Boeing has, for the first time, fired airborne laser anti-missile system; ground tests, then in-flight tests; will soon follow; the fate of the program is less clear as Congress has been reluctant to fund it

Boeing announced the first full-power firing of its jumbo-jet-mounted, ICBM-killing ray cannon — the Airborne Laser (ABL). The system was unveiled in September (see 3 September 2008 HS Daily Wire), but Lewis Page writes that this is the first time the big laser’s knob has been turned up to full. “This test demonstrated that the Airborne Laser missile defense program has successfully integrated the entire weapon system aboard the ABL aircraft,” said Scott Fancher, who oversees the program at Boeing. “The team has now completed the two major milestones it hoped to accomplish in 2008, keeping ABL on track to conduct the missile shootdown demonstration planned for next year.”

Boeing will now carry out further ground blasts, gradually extending the amount of time the beam is kept on. Provided that there are no problems with these, flight tests will be the next step — culminating with a shootdown of an actual intercontinental missile.

The ABL uses a large, chemically-fueled laser in the rear half of its 747-400F freighter airframe. The beam generated there passes through management machinery in the forward half of the plane, and then through a swiveling turret in the nose which aims it at its target. The Missile Defense Agency envisions the laser plane to aim its deadly ray on the fuel-packed rocket stacks of enemy ICBMs as they boost upward from their launch sites. Supporters of ballistic missile defense argue that this is an especially good time in the missile flight trajectory to blast WMD-tipped missiles: Each missile carries several warheads, so a destruction of one missile will kill multiple targets; the missile itself, as it rises from its silo, is relatively slow; it is also a large target, and it is not yet accompanied by thousands of decoys — as warheads in space would be.
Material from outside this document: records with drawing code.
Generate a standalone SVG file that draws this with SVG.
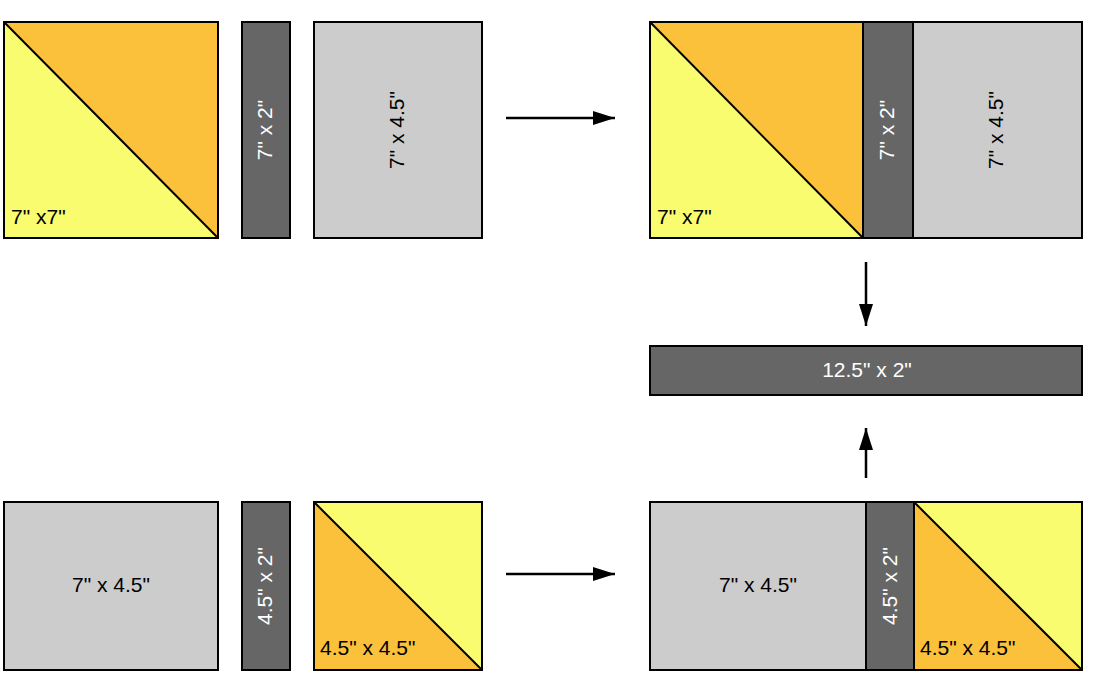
<svg xmlns="http://www.w3.org/2000/svg" width="1098" height="675" viewBox="0 0 1098 675">
<defs>
<style>
.p{stroke:#000;stroke-width:2}
.y{fill:#F9FC6E}
.o{fill:#FBC13B}
.d{fill:#666666}
.g{fill:#CCCCCC}
.t{font-family:"Liberation Sans",Arial,sans-serif;font-size:21px;fill:#000}
.w{fill:#fff}
.c{text-anchor:middle}
.ln{stroke:#000;stroke-width:2.5;fill:none}
</style>
<marker id="ah" viewBox="0 0 22 14" refX="22" refY="7" markerWidth="22" markerHeight="14" markerUnits="userSpaceOnUse" orient="auto">
<path d="M0,0 L22,7 L0,14 Z" fill="#000"/>
</marker>
</defs>
<rect width="1098" height="675" fill="#fff"/>

<g id="hst-top">
<rect class="y" x="4" y="22" width="214" height="216"/>
<polygon class="o" points="4,22 218,22 218,238"/>
<rect x="4" y="22" width="214" height="216" fill="none" class="p"/>
<line class="p" x1="4" y1="22" x2="218" y2="238"/>
<text class="t" x="11" y="224">7" x7"</text>
</g>
<g id="strip-top">
<rect class="p d" x="242" y="22" width="48" height="216"/>
<text class="t w c" transform="translate(272,130) rotate(-90)">7" x 2"</text>
</g>
<g id="grey-top">
<rect class="p g" x="314" y="22" width="168" height="216"/>
<text class="t c" transform="translate(404,130) rotate(-90)">7" x 4.5"</text>
</g>

<g id="assembled-top">
<rect class="y" x="650" y="22" width="213" height="216"/>
<polygon class="o" points="650,22 863,22 863,238"/>
<rect class="p" fill="none" x="650" y="22" width="213" height="216"/>
<line class="p" x1="650" y1="22" x2="863" y2="238"/>
<text class="t" x="657" y="224">7" x7"</text>
<rect class="p d" x="863" y="22" width="50" height="216"/>
<text class="t w c" transform="translate(894,130) rotate(-90)">7" x 2"</text>
<rect class="p g" x="913" y="22" width="169" height="216"/>
<text class="t c" transform="translate(1003,130) rotate(-90)">7" x 4.5"</text>
</g>

<g id="bar">
<rect class="p d" x="650" y="346" width="432" height="49"/>
<text class="t w c" x="867" y="377">12.5" x 2"</text>
</g>

<g id="grey-bottom">
<rect class="p g" x="4" y="502" width="214" height="168"/>
<text class="t c" x="111" y="592">7" x 4.5"</text>
</g>
<g id="strip-bottom">
<rect class="p d" x="242" y="502" width="48" height="168"/>
<text class="t w c" transform="translate(272,586) rotate(-90)">4.5" x 2"</text>
</g>
<g id="hst-bottom">
<rect class="o" x="314" y="502" width="168" height="168"/>
<polygon class="y" points="314,502 482,502 482,670"/>
<rect class="p" fill="none" x="314" y="502" width="168" height="168"/>
<line class="p" x1="314" y1="502" x2="482" y2="670"/>
<text class="t" x="320" y="655">4.5" x 4.5"</text>
</g>

<g id="assembled-bottom">
<rect class="p g" x="650" y="502" width="216" height="168"/>
<text class="t c" x="758" y="592">7" x 4.5"</text>
<rect class="p d" x="866" y="502" width="48" height="168"/>
<text class="t w c" transform="translate(897,586) rotate(-90)">4.5" x 2"</text>
<rect class="o" x="914" y="502" width="168" height="168"/>
<polygon class="y" points="914,502 1082,502 1082,670"/>
<rect class="p" fill="none" x="914" y="502" width="168" height="168"/>
<line class="p" x1="914" y1="502" x2="1082" y2="670"/>
<text class="t" x="920" y="655">4.5" x 4.5"</text>
</g>

<g id="connectors">
<line class="ln" x1="506" y1="118" x2="615" y2="118" marker-end="url(#ah)"/>
<line class="ln" x1="506" y1="574" x2="615" y2="574" marker-end="url(#ah)"/>
<line class="ln" x1="866" y1="262" x2="866" y2="326" marker-end="url(#ah)"/>
<line class="ln" x1="866" y1="478" x2="866" y2="428" marker-end="url(#ah)"/>
</g>
</svg>
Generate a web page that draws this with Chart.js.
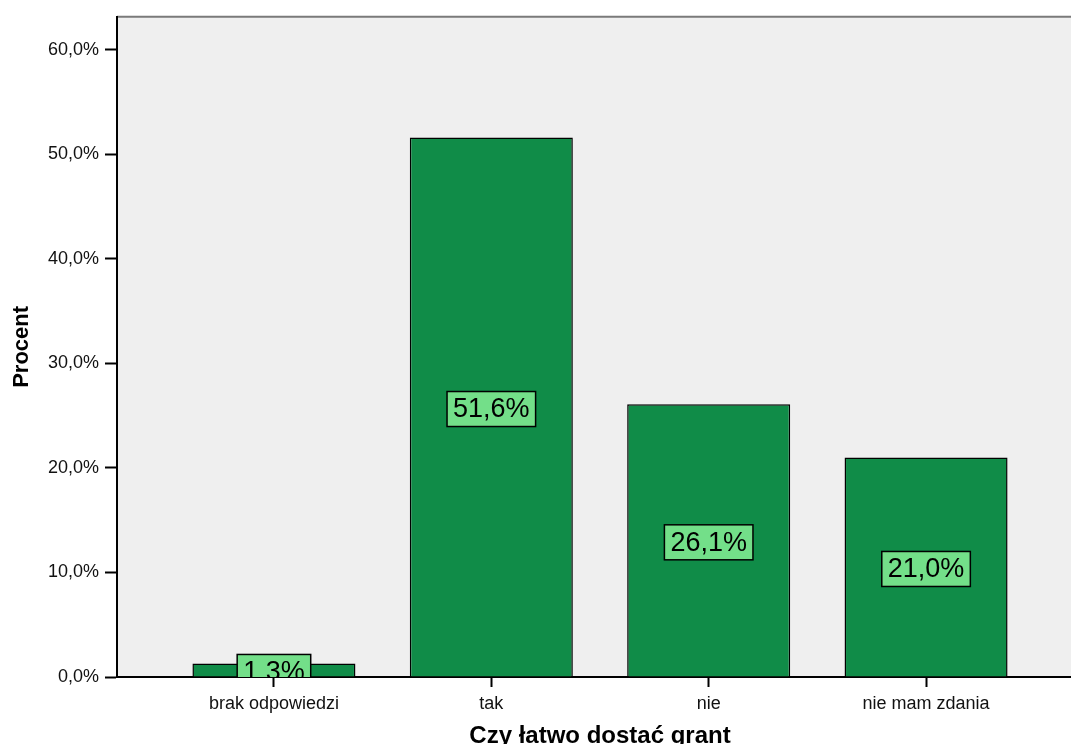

There is a downside, though. Critics point out that a large fleet of extremely expensive jumbo-blasters would be required to maintain patrols within striking range of likely launch sites. Moreover, as Page notes, any silo or pad located deep within a national interior would require the ABLs to intrude on hostile airspace, possibly precipitating the very attack they are designed to prevent.

The chemical fueling requirements of the laser fleet would be a daunting logistic problem, as the fuel is highly corrosive and toxic — as are the waste products produced during firing.

Still and all, the ABL program is nearing a test at long last, following years of delays. The future of the program is less certain, as the Democratic majority in Congress has declined so far to provide the funding that the Missile Defense Agency has requested for its initial planned ABL fleet, and the program is something of a lame duck compared to more popular efforts like the Standard SM-3 naval missile — which successfully shot down a malfunctioning U.S. spy satellite this summer.

With a new and less hawkish president shortly to take up office,” writes Page, “and U.S. government finances headed for a particularly bad period in the near future, the ABL may be going nowhere no matter how well its test program is proceeding right now.”